> _Prompt_
Extract each line from the entries below that has the string "this" in it.

> _Charts and diagrams as code_
* * * * *

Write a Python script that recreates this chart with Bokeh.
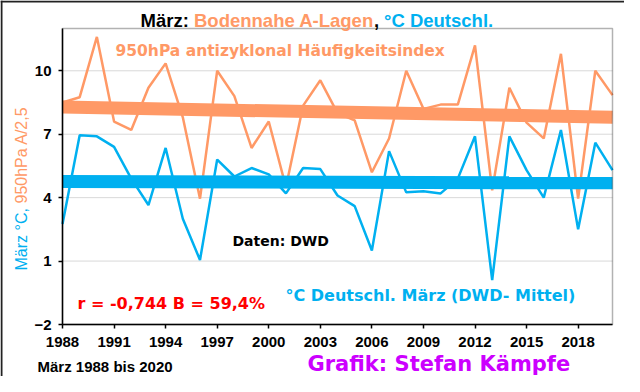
import math
import numpy as np
from bokeh.plotting import figure
from bokeh.models import Range1d, FixedTicker, Label, Span, BoxAnnotation
from bokeh.embed import file_html
from bokeh.resources import INLINE

# ---------------- data ----------------
years = list(range(1988, 2021))
a_lagen = [8.5, 8.75, 11.6, 7.6, 7.2, 9.2, 10.35, 7.8, 3.95, 10.0,
           8.8, 6.35, 7.6, 4.5, 8.35, 9.55, 8.0, 7.65, 5.2, 6.8,
           10.0, 8.2, 8.4, 8.4, 11.2, 4.35, 9.2, 7.55, 6.8, 10.8,
           3.95, 10.0, 8.85]
temp_de = [2.75, 6.95, 6.9, 6.4, 4.9, 3.65, 6.35, 3.0, 1.05, 5.8,
           5.0, 5.4, 5.1, 4.2, 5.4, 5.35, 4.1, 3.6, 1.5, 6.2,
           4.25, 4.3, 4.2, 4.9, 6.9, 0.1, 6.9, 5.3, 4.0, 7.2,
           2.5, 6.6, 5.3]
y_ticks = [-2, 1, 4, 7, 10]
x_ticks = list(range(1988, 2019, 3))
y_top = 12

ORANGE = "#FF9966"
BLUE = "#00B0F0"
RED = "#FF0000"
MAGENTA = "#CC00FF"

# ---------------- layout (pixels) ----------------
W, H = 624, 376
FL, FR, FT, FB = 62, 612, 28, 324   # plot box in pixels
X0, X1 = years[0], years[-1]
Y0, Y1 = y_ticks[0], y_top
sx = (FR - FL) / (X1 - X0)
sy = (FB - FT) / (Y1 - Y0)

p = figure(width=W, height=H, output_backend="svg", toolbar_location=None,
           title=None,
           x_range=Range1d(X0 - FL / sx, X1 + (W - FR) / sx),
           y_range=Range1d(Y0 - (H - FB) / sy, Y1 + FT / sy),
           min_border_left=0, min_border_right=0,
           min_border_top=0, min_border_bottom=0)
p.background_fill_color = "white"
p.border_fill_color = "white"
p.outline_line_color = None

for ax in (p.xaxis[0], p.yaxis[0]):
    ax.axis_line_color = "black"
    ax.axis_line_width = 1.5
    ax.major_tick_line_color = "black"
    ax.major_tick_line_width = 1.5
    ax.major_tick_in = 0
    ax.major_tick_out = 4
    ax.minor_tick_line_color = None
    ax.major_label_text_font = "Liberation Sans"
    ax.major_label_text_font_style = "bold"
    ax.major_label_text_font_size = "15px"
    ax.major_label_text_color = "black"

p.xaxis.fixed_location = Y0
p.yaxis.fixed_location = X0
p.xaxis.bounds = (X0, X1)
p.yaxis.bounds = (Y0, Y1)
p.xaxis.ticker = FixedTicker(ticks=x_ticks)
p.yaxis.ticker = FixedTicker(ticks=y_ticks)
p.xaxis.major_label_standoff = 8
p.yaxis.major_label_standoff = 7

p.xgrid.visible = False
p.ygrid.visible = False

# horizontal gridlines restricted to the plot box
p.segment(x0=[X0] * (len(y_ticks) - 1), x1=[X1] * (len(y_ticks) - 1),
          y0=y_ticks[1:], y1=y_ticks[1:], line_color="#D9D9D9", line_width=1)

# plot box
p.add_layout(BoxAnnotation(left=X0, right=X1, bottom=Y0, top=Y1,
                           fill_alpha=0, line_color="black", line_width=1.5))

# outer picture border (left / top)
p.add_layout(Span(location=X0 - (FL - 1) / sx, dimension="height",
                  line_color="#222222", line_width=2))
p.add_layout(Span(location=Y1 + (FT - 1) / sy, dimension="width",
                  line_color="#222222", line_width=2))

# ---------------- series ----------------
xs_end = [years[0], years[-1]]
coef_a = np.polyfit(years, a_lagen, 1)
coef_t = np.polyfit(years, temp_de, 1)

p.line(years, a_lagen, line_color=ORANGE, line_width=2.5)
p.line(xs_end, list(np.polyval(coef_a, xs_end)), line_color=ORANGE, line_width=13)
p.line(years, temp_de, line_color=BLUE, line_width=2.5)
p.line(xs_end, list(np.polyval(coef_t, xs_end)), line_color=BLUE, line_width=13)


# ---------------- texts (positions in picture pixels) ----------------
def lab(x, y, text, color, font, size, bold=True, angle=0.0):
    p.add_layout(Label(x=x, y=H - y, x_units="screen", y_units="screen",
                       text=text, text_color=color,
                       text_font=font, text_font_size=size,
                       text_font_style="bold" if bold else "normal",
                       text_align="left", text_baseline="alphabetic",
                       angle=angle))


# title (multi-coloured)
lab(140, 20, "März:", "black", "Liberation Sans", "18.5px")
lab(193.5, 20, "Bodennahe A-Lagen", ORANGE, "Liberation Sans", "18.5px")
lab(373.5, 20, ",", "black", "Liberation Sans", "18.5px")
lab(383.5, 20, "°C Deutschl.", BLUE, "Liberation Sans", "18.5px")

# y axis label (two colours, rotated)
lab(21, 270, "März °C,", BLUE, "Liberation Sans", "16px", bold=False, angle=math.pi / 2)
lab(21, 203, "950hPa A/2,5", ORANGE, "Liberation Sans", "16px", bold=False, angle=math.pi / 2)

# annotations inside the plot box
lab(115, 50, "950hPa antizyklonal Häufigkeitsindex", ORANGE, "DejaVu Sans", "15.5px")
lab(232, 240, "Daten: DWD", "black", "DejaVu Sans", "14px")
lab(77, 303, "r = -0,744 B = 59,4%", RED, "DejaVu Sans", "16px")
lab(285, 295, "°C Deutschl. März (DWD- Mittel)", BLUE, "DejaVu Sans", "16px")

# footer
lab(37, 366, "März 1988 bis 2020", "black", "Liberation Sans", "15px")
lab(307, 363, "Grafik: Stefan Kämpfe", MAGENTA, "DejaVu Sans", "21px")

open("out.html", "w").write(file_html(p, INLINE))
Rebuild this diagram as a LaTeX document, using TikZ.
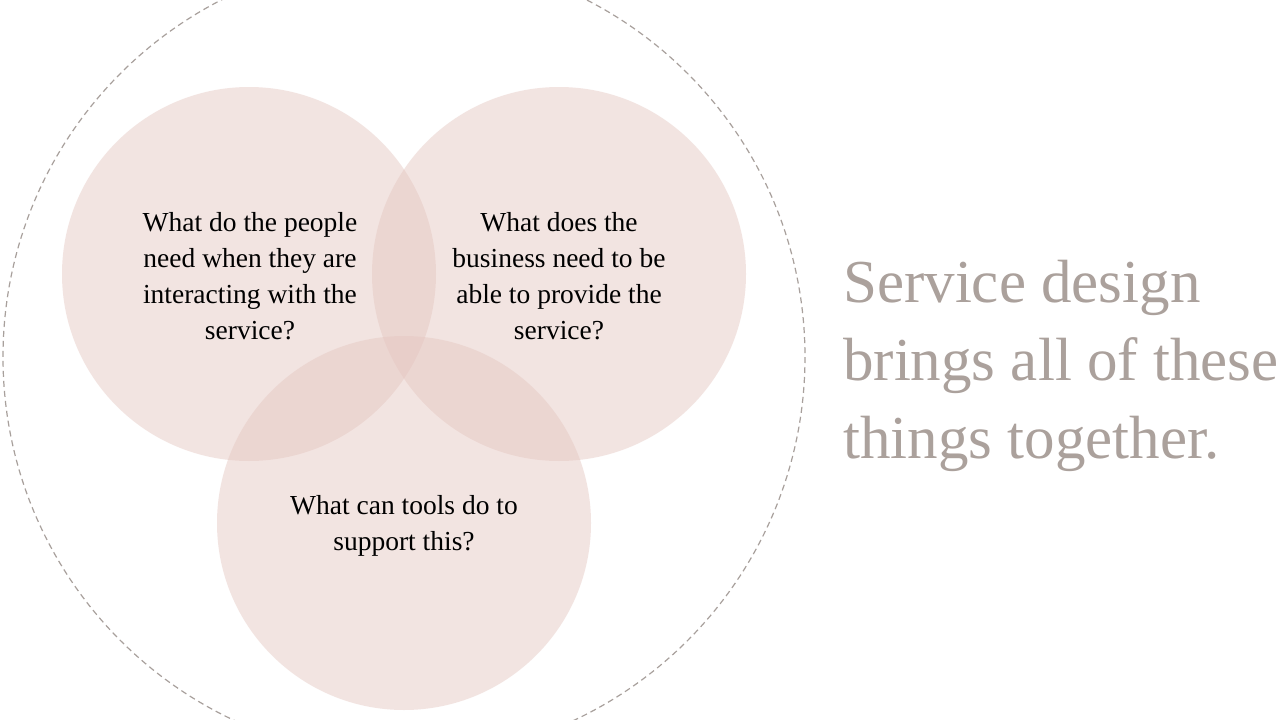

* * * * *

> _Expected output_
Write a Python script that recreates this chart with Bokeh.
Rebuild this diagram as a LaTeX document, using TikZ.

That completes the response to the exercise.